Coronavirus cases surging in Florida and Texas as states barrel ahead with reopening plans
The U.S. is seeing a dangerous increase in coronavirus cases in the South and West.
As the nation pushes forward with re-opening, half of all states are now averaging more new cases each day than they have in weeks.
A fifth of new infections globally are in the U.S.
Florida and Texas are setting records for positive tests, and their governors are warning they may need to crack down on people who aren't social distancing.
Florida Governor Ron DeSantis acknowledges that increased testing alone can't account for recent record numbers of new COVID-19 cases. He says he'll crack down on businesses that don't follow social distancing guidelines, but adds he won't change the state's reopening plan or enact a state-wide mandatory mask order.
With Florida topping 100,000 cases Monday, more younger people are testing positive. Doctors are sounding the alarm.
"When young people get infected, they go home and they infect their parents," said Dr. Charles Lockwood. "They will kill people by giving vulnerable people the virus."
Miami on Monday became the latest city to weigh in on the issue of masks. "We are going to be implementing a 'mask in public' rule. Everyone will have to wear a mask in public," Mayor Francis Suarez said.
But tensions over precautions are flaring up. One video showed a man in Florida fighting to enter a store with no mask on.
Over the past two weeks, at least 18 states have shown a rise in hospitalizations.

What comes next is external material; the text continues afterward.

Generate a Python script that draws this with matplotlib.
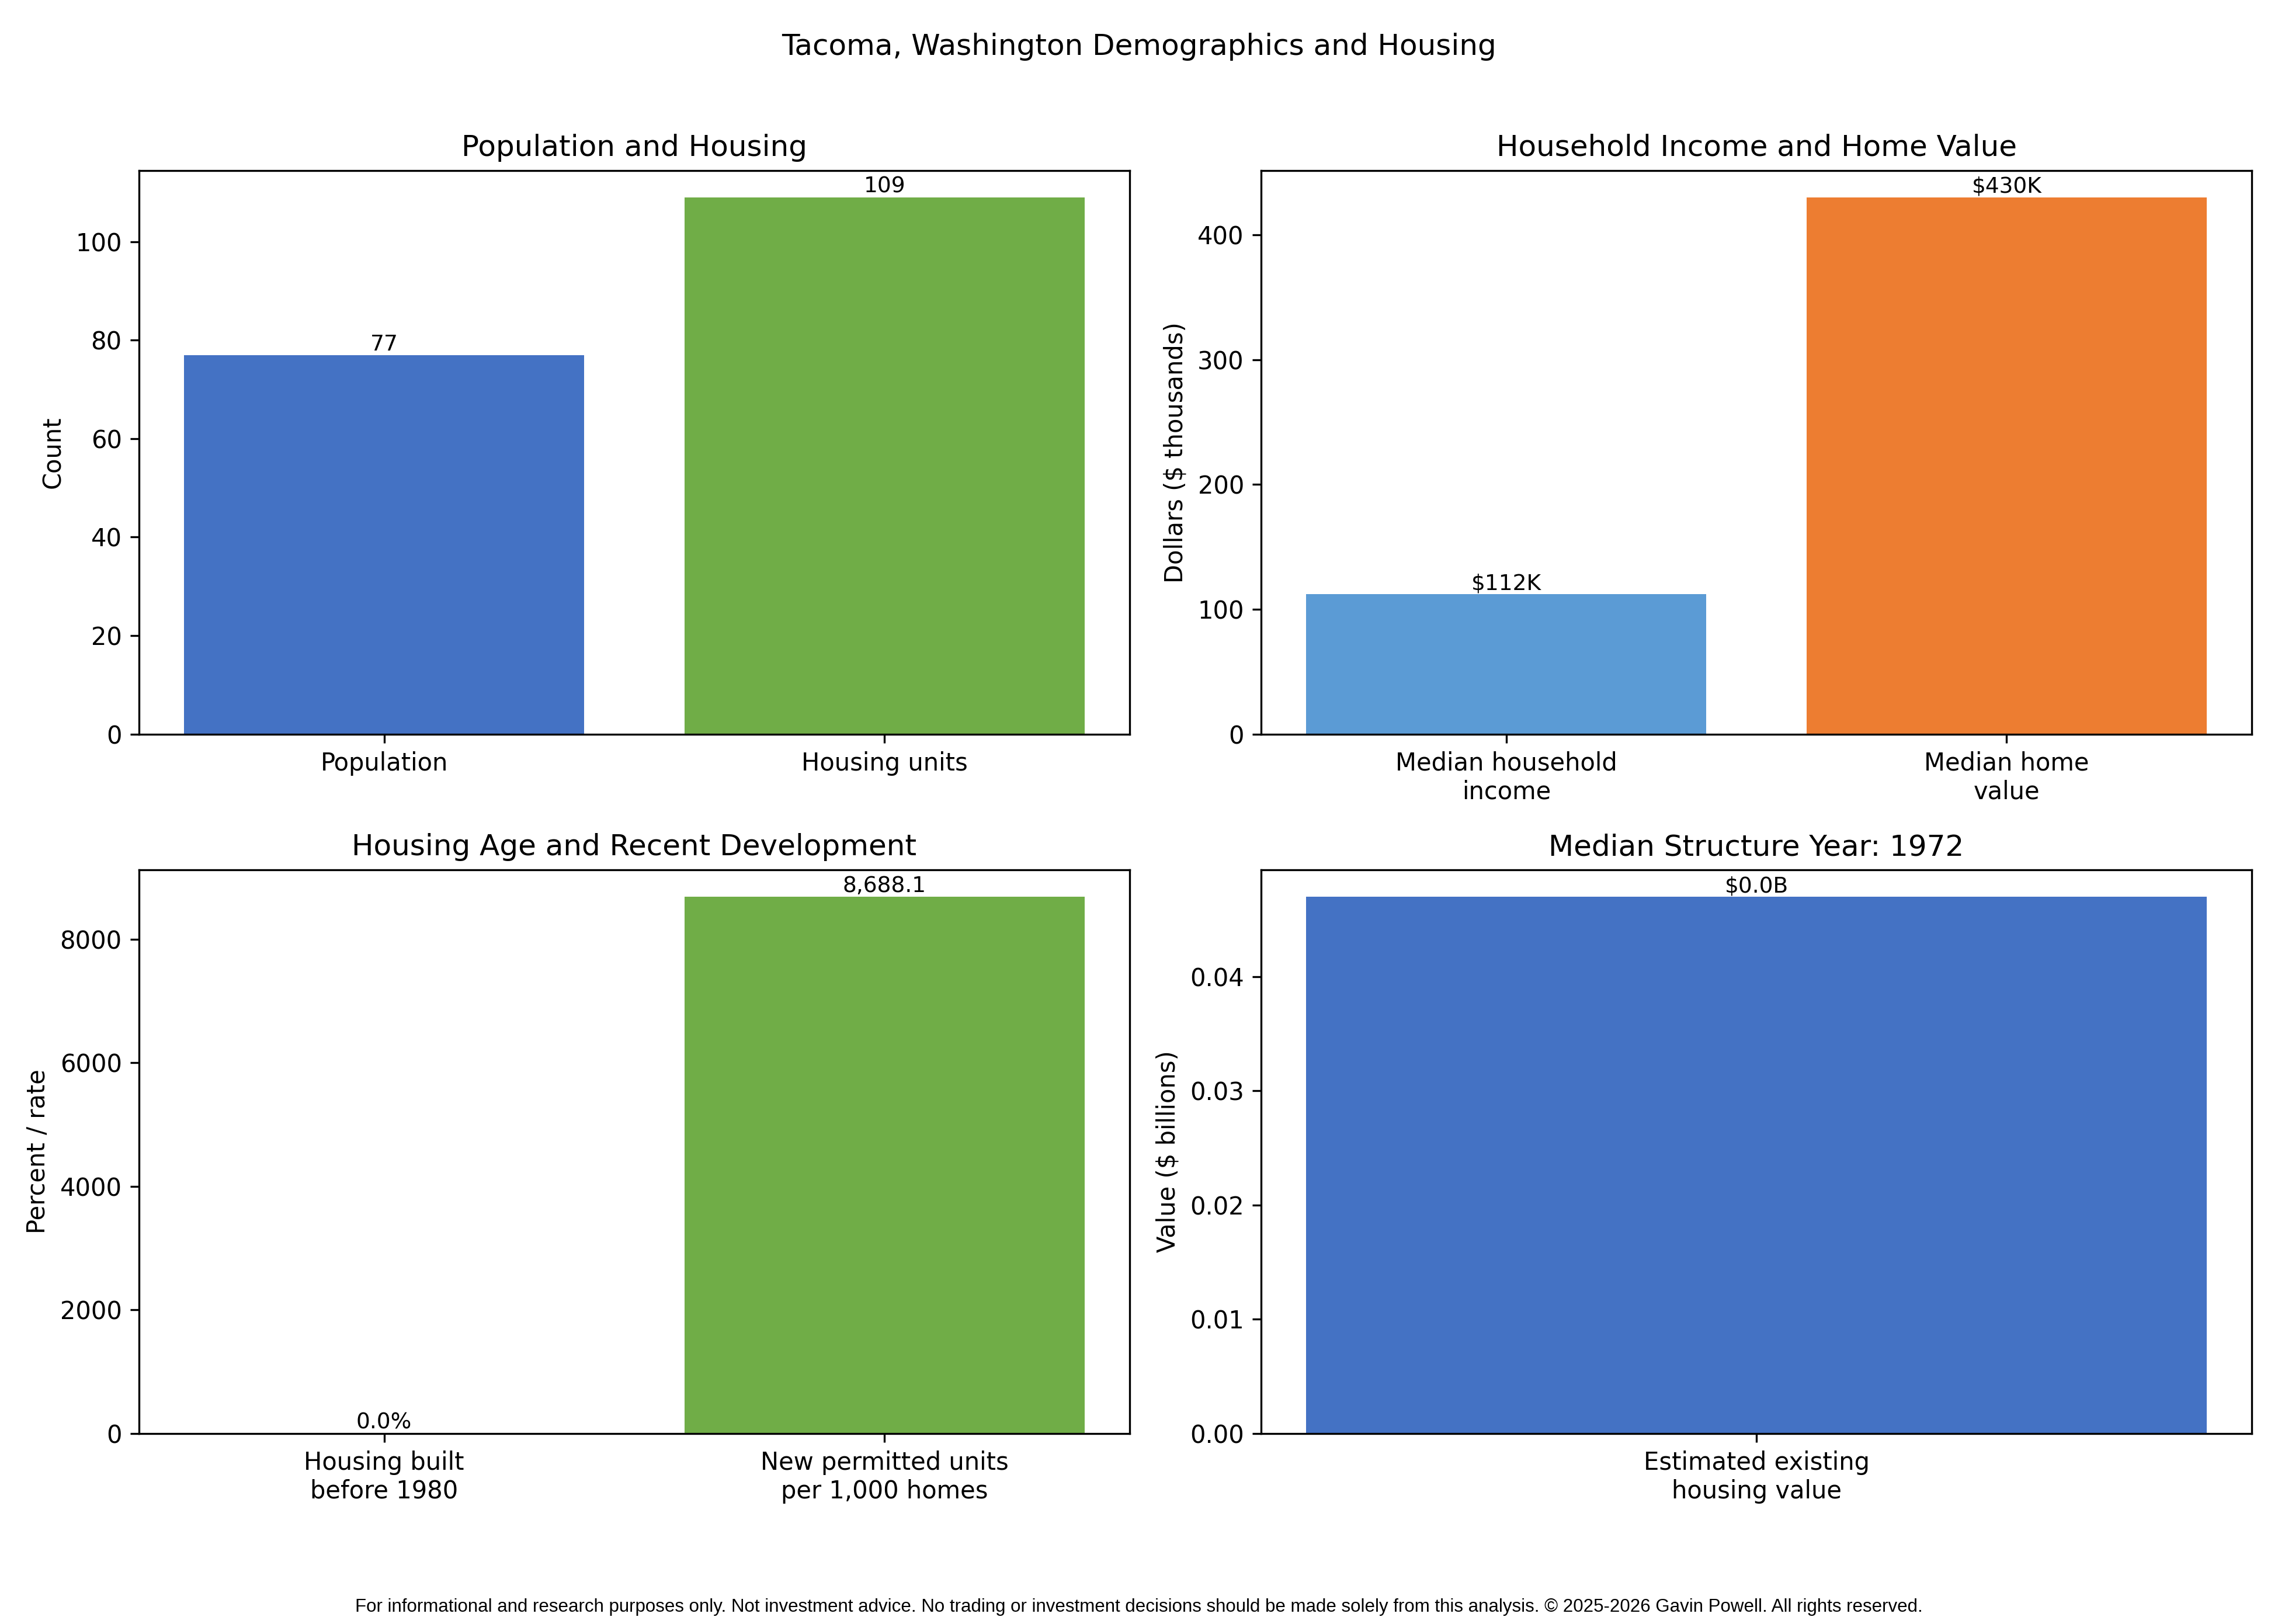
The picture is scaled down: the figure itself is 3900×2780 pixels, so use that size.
import matplotlib
matplotlib.use("Agg")
import matplotlib.pyplot as plt

# Data
pop_labels = ["Population", "Housing units"]
pop_values = [77, 109]
pop_text = ["77", "109"]

income_labels = ["Median household\nincome", "Median home\nvalue"]
income_values = [112, 430]
income_text = ["$112K", "$430K"]

age_labels = ["Housing built\nbefore 1980", "New permitted units\nper 1,000 homes"]
age_values = [0.0, 8688.1]
age_text = ["0.0%", "8,688.1"]

value_labels = ["Estimated existing\nhousing value"]
value_values = [0.047]
value_text = ["$0.0B"]
median_year = 1972

blue = "#4472C4"
green = "#70AD47"
light_blue = "#5B9BD5"
orange = "#ED7D31"

fig, axes = plt.subplots(2, 2, figsize=(13, 9.2667), dpi=300)
fig.subplots_adjust(left=0.061, right=0.9885, top=0.895, bottom=0.1173,
                    wspace=0.1327, hspace=0.241)
fig.suptitle("Tacoma, Washington Demographics and Housing", fontsize=12, y=0.980)

def draw(ax, labels, values, texts, colors, title, ylabel):
    bars = ax.bar(labels, values, color=colors)
    ax.bar_label(bars, labels=texts, fontsize=9)
    ax.set_title(title, fontsize=12)
    ax.set_ylabel(ylabel, fontsize=10)

draw(axes[0, 0], pop_labels, pop_values, pop_text, [blue, green],
     "Population and Housing", "Count")
draw(axes[0, 1], income_labels, income_values, income_text, [light_blue, orange],
     "Household Income and Home Value", "Dollars ($ thousands)")
draw(axes[1, 0], age_labels, age_values, age_text, [blue, green],
     "Housing Age and Recent Development", "Percent / rate")
draw(axes[1, 1], value_labels, value_values, value_text, [blue],
     "Median Structure Year: {}".format(median_year), "Value ($ billions)")

fig.text(0.5, 0.005,
         "For informational and research purposes only. Not investment advice. "
         "No trading or investment decisions should be made solely from this analysis. "
         "\u00a9 2025-2026 Gavin Powell. All rights reserved.",
         ha="center", va="bottom", fontsize=7.5, family=["Liberation Sans", "DejaVu Sans"])

fig.savefig("out.png", dpi=300)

In Texas, the number reached a record-high for an 11th consecutive day.
But Governor Greg Abbott doesn't anticipate a return to lockdown. "Closing down Texas again will always be the last option," he said.
Former Food and Drug Administration Commissioner Dr. Scott Gottlieb tells CBS News, "I think it's really going to be a pivotal week for us to get a picture of where things are heading in states like Florida and Arizona and Texas, whether or not they're tipping over into exponential growth or not."
Dr. Mark Heinz of Tucson worries about the new cases he's seeing. "ICU beds across southern Arizona and, actually, across the state are at a very high premium at this point," Heinz warned.
New cases also caused Major League Baseball to close training camps in Arizona and Florida.
And in Los Angeles, the health department's director said on top of the COVID crisis, public health officials are receiving death threats.